Ever wondered what happens when the government shuts down? It's not as simple as turning off the lights! A government shutdown occurs when Congress fails to pass appropriation bills or a continuing resolution to fund federal government operations, and the President doesn't sign them into law. This failure typically stems from disagreements over the budget and spending priorities. Understanding the implications of a government shutdown is crucial because it affects everything from national parks to the economy. So, let's dive in and explore what exactly happens during these periods of governmental gridlock.

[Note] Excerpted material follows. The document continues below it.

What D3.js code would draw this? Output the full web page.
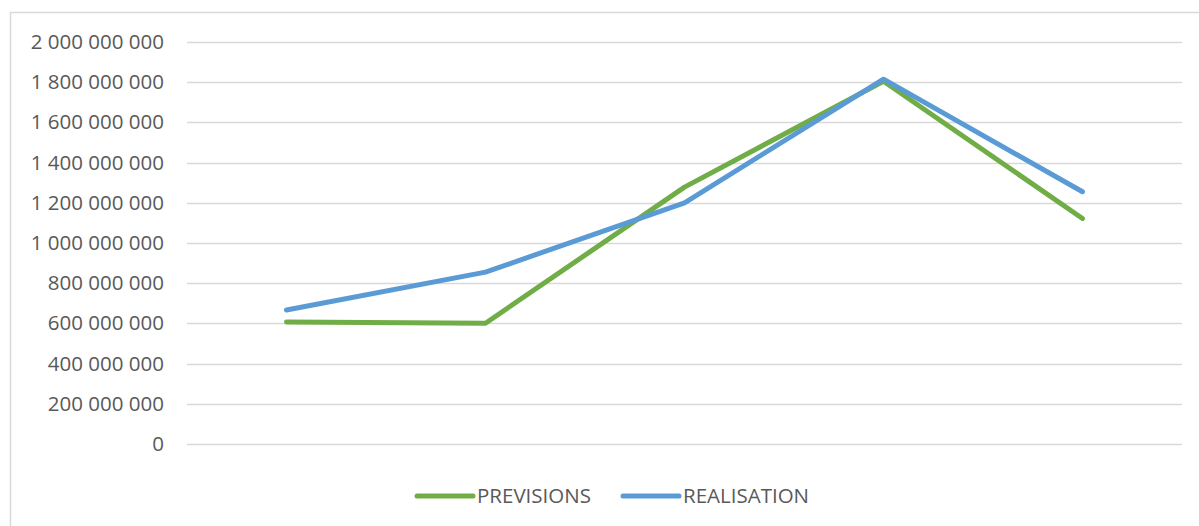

What Triggers a Government Shutdown?

Government shutdowns are primarily triggered by the inability of Congress and the President to agree on a budget. The United States operates on a fiscal year that begins on October 1st and ends on September 30th. Ideally, Congress should pass all twelve appropriation bills, which allocate funding to various government agencies and programs, before October 1st. When this doesn't happen, a continuing resolution (CR) can be enacted to temporarily extend funding at current levels, giving lawmakers more time to negotiate a full budget. However, if Congress fails to pass either the appropriation bills or a continuing resolution, a shutdown ensues.

Political polarization and partisan gridlock frequently contribute to these budget impasses. Disagreements over spending levels, policy riders attached to appropriations bills, or even broader ideological differences can prevent lawmakers from reaching a consensus. For instance, debates over funding for specific programs like Planned Parenthood or environmental regulations have historically led to significant standoffs. The shutdown can also be used as a political tool, with either party attempting to leverage the situation to achieve their desired policy outcomes. This brinkmanship can create uncertainty and disrupt government services, impacting the public and the economy.

Another factor that can trigger a shutdown is divided government, where different parties control the House, Senate, and the Presidency. When opposing parties hold these positions, it can be exceedingly difficult to find common ground on budget matters. Each party may have distinct priorities and strategies, leading to prolonged negotiations and a higher risk of a shutdown. The consequences of a government shutdown extend beyond mere inconvenience; they can have profound effects on federal employees, the economy, and public services.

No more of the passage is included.